From a budget perspective, if you're thinking about transitioning from the old 7-year textbook adoption cycle for a class of 25 students to a yearly support model, the question becomes how to budget that cost in and ensure that curricular needs are met in a financially sustainable way. This tends to be more difficult for smaller districts and individual schools than for large districts.
At least if you're a large district, you will in theory have a budget or a department for curriculum development and production. In fact, for a large district, it's possible that the cost totals above wouldn't be a problem. For a small, rural district with a single elementary school and perhaps five to eight teachers, however, that's going to present a much bigger challenge.
Furthermore, school boards have gotten used to the idea of a large upfront expenditure every 7 years, followed by no need for updates until the beginning of the next adoption cycle. The problem is this neglects a lot of the continuous cost of professional development, which teachers may or may not be getting reimbursed for. It also neglects the cost of consumables, which are already a part of whatever kits teachers are using, as well as the stipends involved in replenishing those.
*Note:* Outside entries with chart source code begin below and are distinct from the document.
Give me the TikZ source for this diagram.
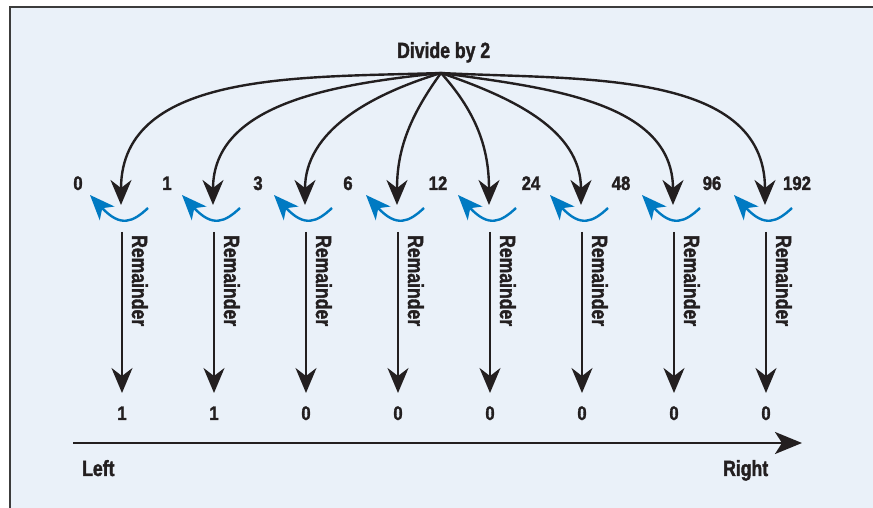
\documentclass[tikz,border=0pt]{standalone}
\usepackage{fontspec}
\setmainfont{Liberation Sans}
\newfontfamily\numfont{Liberation Sans}[FakeStretch=0.86, BoldFeatures={FakeBold=1.6}]
\newfontfamily\wordfont{Liberation Sans}[FakeStretch=0.80, BoldFeatures={FakeBold=1.6}]
\usetikzlibrary{arrows.meta}
\definecolor{bgblue}{RGB}{234,241,249}
\definecolor{arcblue}{RGB}{0,122,194}
\definecolor{ink}{RGB}{35,31,32}
\definecolor{frame}{RGB}{60,60,60}
\tikzset{
  lab/.style={font=\fontsize{22}{24}\selectfont\wordfont\bfseries, text=ink, inner sep=0pt},
  num/.style={font=\fontsize{19.5}{21}\selectfont\numfont\bfseries, text=ink, inner sep=0pt, anchor=base},
  bigcurve/.style={draw=ink, line width=2.4pt, -{Stealth[length=25pt,width=21pt,inset=8pt]}},
  downarrow/.style={draw=ink, line width=2.2pt, -{Stealth[length=25pt,width=21pt,inset=8pt]}},
  bluearc/.style={draw=arcblue, line width=2.4pt, -{Stealth[length=25pt,width=20pt,inset=7pt]}},
  axisarrow/.style={draw=ink, line width=2.4pt, -{Stealth[length=27pt,width=22pt,inset=7pt]}},
}
\begin{document}
\begin{tikzpicture}[x=1pt,y=1pt]
\useasboundingbox (0,0) rectangle (873,508);
% panel
\fill[bgblue] (10,0) rectangle (873,501);
\draw[frame, line width=1.5pt] (10,0) -- (10,501) -- (873,501);
% title
\node[lab, anchor=base west] (div) at (397,450) {Divide by 2};
\coordinate (o) at (441,435);
% top numbers
\node[num] (n0) at (78,318) {0};
\node[num] (n1) at (167,318) {1};
\node[num] (n2) at (258,318) {3};
\node[num] (n3) at (348,318) {6};
\node[num] (n4) at (438,318) {12};
\node[num] (n5) at (531,318) {24};
\node[num] (n6) at (621,318) {48};
\node[num] (n7) at (712,318) {96};
\node[num] (n8) at (797,318) {192};
% columns
\foreach \i/\c/\o in {1/121/182,2/213/186,3/305/197,4/397/234,5/489/-48,6/581/-19,7/673/-8,8/765/-3}{
  \coordinate (t\i) at (\c,303);
  \coordinate (s\i) at (\c+1,276);
  \coordinate (e\i) at (\c+1,115);
  \coordinate (ba\i) at (\c+27,300);
  \coordinate (bb\i) at (\c-31,313);
  \draw[bigcurve] (o) to[out=\o,in=90] (t\i);
  \draw[bluearc] (ba\i) .. controls +(-15,-14) and +(30.7,-33) .. (bb\i);
  \draw[downarrow] (s\i) -- (e\i);
  \node[lab, rotate=-90, anchor=base west] (rm\i) at (\c+11,273) {Remainder};
}
% bottom numbers
\node[num] (b1) at (122,88) {1};
\node[num] (b2) at (214,88) {1};
\node[num] (b3) at (306,88) {0};
\node[num] (b4) at (398,88) {0};
\node[num] (b5) at (490,88) {0};
\node[num] (b6) at (582,88) {0};
\node[num] (b7) at (674,88) {0};
\node[num] (b8) at (766,88) {0};
% axis
\coordinate (L) at (73,65);
\coordinate (R) at (802,65);
\draw[axisarrow] (L) -- (R);
\node[lab, anchor=base west] (left) at (82,32) {Left};
\node[lab, anchor=base west] (right) at (723,32) {Right};
\end{tikzpicture}
\end{document}
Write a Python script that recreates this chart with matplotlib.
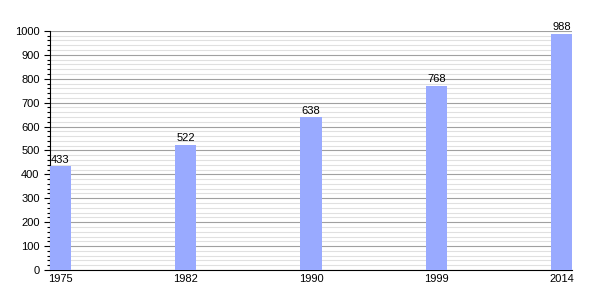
import numpy as np
import matplotlib.pyplot as plt
from matplotlib.ticker import MultipleLocator

plt.rcParams['font.family'] = ['Liberation Sans', 'DejaVu Sans']

# Population by census year
years = ['1975', '1982', '1990', '1999', '2014']
population = [433, 522, 638, 768, 988]

fig = plt.figure(figsize=(6, 3), dpi=100)
ax = fig.add_axes([0.0833, 0.1, 0.87, 0.797])

x = np.arange(len(years))
w = 0.168
bars = ax.bar(x, population, width=w, color='#99aaff', zorder=3)

for xi, v in zip(x, population):
    ax.text(xi, v + 8, str(v), ha='center', va='bottom', fontsize=8)

ax.set_xlim(-w / 2, len(years) - 1 + w / 2)
ax.set_ylim(0, 1000)
ax.set_xticks(x)
ax.set_xticklabels(years)
ax.yaxis.set_major_locator(MultipleLocator(100))
ax.yaxis.set_minor_locator(MultipleLocator(20))

ax.grid(axis='y', which='major', color='#a0a0a0', linewidth=0.8, zorder=0)
ax.grid(axis='y', which='minor', color='#e0e0e0', linewidth=0.8, zorder=0)

ax.tick_params(axis='both', labelsize=8)
ax.tick_params(axis='x', length=0, pad=3)
ax.tick_params(axis='y', which='major', length=4, width=0.8)
ax.tick_params(axis='y', which='minor', length=2, width=0.8)

ax.spines['top'].set_visible(False)
ax.spines['right'].set_visible(False)

fig.savefig('out.png', dpi=100)
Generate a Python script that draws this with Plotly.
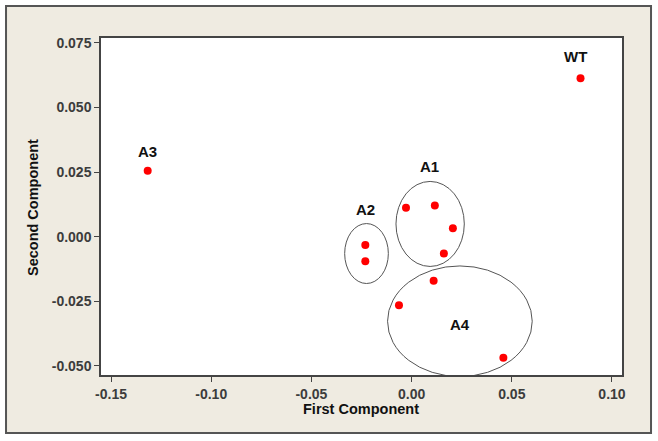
import plotly.graph_objects as go

# Data
pc1 = [0.0843, -0.1317, -0.0028, 0.0116, 0.0206, 0.0161, -0.0231, -0.0231, 0.0110, -0.0063, 0.0458]
pc2 = [0.0613, 0.0255, 0.0112, 0.0121, 0.0033, -0.0065, -0.0032, -0.0095, -0.0170, -0.0265, -0.0468]

group_names = ["WT", "A3", "A2", "A1", "A4"]
group_label_x = [0.0818, -0.1317, -0.0230, 0.0090, 0.0240]
group_label_y = [0.0698, 0.0330, 0.0106, 0.0273, -0.0339]

# Ellipses drawn around groups: (x0, x1, y0, y1)
ellipse_names = ["A1", "A2", "A4"]
ellipse_x0 = [-0.0078, -0.0334, -0.0120]
ellipse_x1 = [0.0263, -0.0116, 0.0602]
ellipse_y0 = [-0.0115, -0.0181, -0.0541]
ellipse_y1 = [0.0214, 0.0051, -0.0113]

x_ticks = [-0.15, -0.10, -0.05, 0.00, 0.05, 0.10]
x_tick_text = ["-0.15", "-0.10", "-0.05", "0.00", "0.05", "0.10"]
y_ticks = [-0.050, -0.025, 0.000, 0.025, 0.050, 0.075]
y_tick_text = ["-0.050", "-0.025", "0.000", "0.025", "0.050", "0.075"]

fig = go.Figure()
fig.add_trace(go.Scatter(
    x=pc1, y=pc2, mode="markers",
    marker=dict(color="#ff0000", size=8, line=dict(width=0)),
    showlegend=False, hoverinfo="x+y"))

shapes = [dict(type="rect", xref="paper", yref="paper",
               x0=-0.1823, x1=1.0557, y0=-0.1721, y1=1.0950,
               fillcolor="#efebe1", line=dict(color="#555555", width=2),
               layer="below"),
          dict(type="rect", xref="paper", yref="paper",
               x0=0, x1=1, y0=0, y1=1,
               fillcolor="#ffffff", line=dict(width=0), layer="below")]
for i in range(len(ellipse_names)):
    shapes.append(dict(type="circle", xref="x", yref="y",
                       x0=ellipse_x0[i], x1=ellipse_x1[i],
                       y0=ellipse_y0[i], y1=ellipse_y1[i],
                       line=dict(color="#555555", width=1), layer="above"))

annotations = []
for name, lx, ly in zip(group_names, group_label_x, group_label_y):
    annotations.append(dict(x=lx, y=ly, xref="x", yref="y", text=name,
                            showarrow=False, xanchor="center", yanchor="middle",
                            font=dict(family="Liberation Sans", size=15, color="#111111",
                                      weight="bold")))
annotations.append(dict(x=0.499, y=-0.1009, xref="paper", yref="paper",
                        text="First Component", showarrow=False,
                        xanchor="center", yanchor="middle",
                        font=dict(family="Liberation Sans", size=14.5, color="#111111", weight="bold")))
annotations.append(dict(x=-0.1305, y=0.4955, xref="paper", yref="paper",
                        text="Second Component", showarrow=False, textangle=-90,
                        xanchor="center", yanchor="middle",
                        font=dict(family="Liberation Sans", size=14.5, color="#111111", weight="bold")))

axis_common = dict(showgrid=False, zeroline=False, showline=True, mirror=True,
                   linecolor="#444444", linewidth=1.5, ticks="outside", ticklen=5,
                   tickwidth=1, tickcolor="#444444",
                   tickfont=dict(family="Liberation Sans", size=14, color="#3c3c3c", weight="bold"))

fig.update_layout(
    width=658, height=441,
    margin=dict(l=101, r=36, t=38, b=66),
    paper_bgcolor="#ffffff", plot_bgcolor="#ffffff",
    xaxis=dict(range=[-0.155, 0.105], tickvals=x_ticks, ticktext=x_tick_text, **axis_common),
    yaxis=dict(range=[-0.0535, 0.0769], tickvals=y_ticks, ticktext=y_tick_text, **axis_common),
    shapes=shapes, annotations=annotations,
)

fig.write_html("out.html", config={"displayModeBar": False},
               post_script="document.body.style.margin='0';")
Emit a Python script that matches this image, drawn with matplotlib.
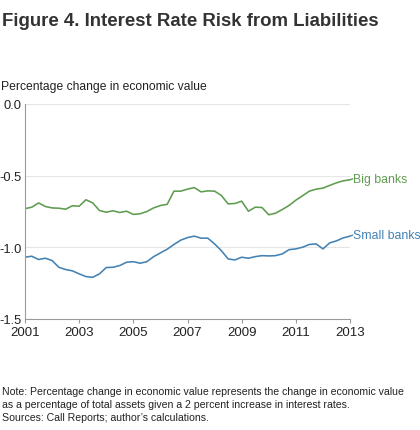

So, really, the idea that there is only a single upfront expenditure is false. Districts and teachers themselves are already paying every single year to maintain curriculum, directly or indirectly. That said, there's no reason not to have a yearly cycle. Only when we manage to make this jump can we finally ensure reliable, effective STEM curriculum that meets the performance expectations and sets students up for long-term success and workforce contribution.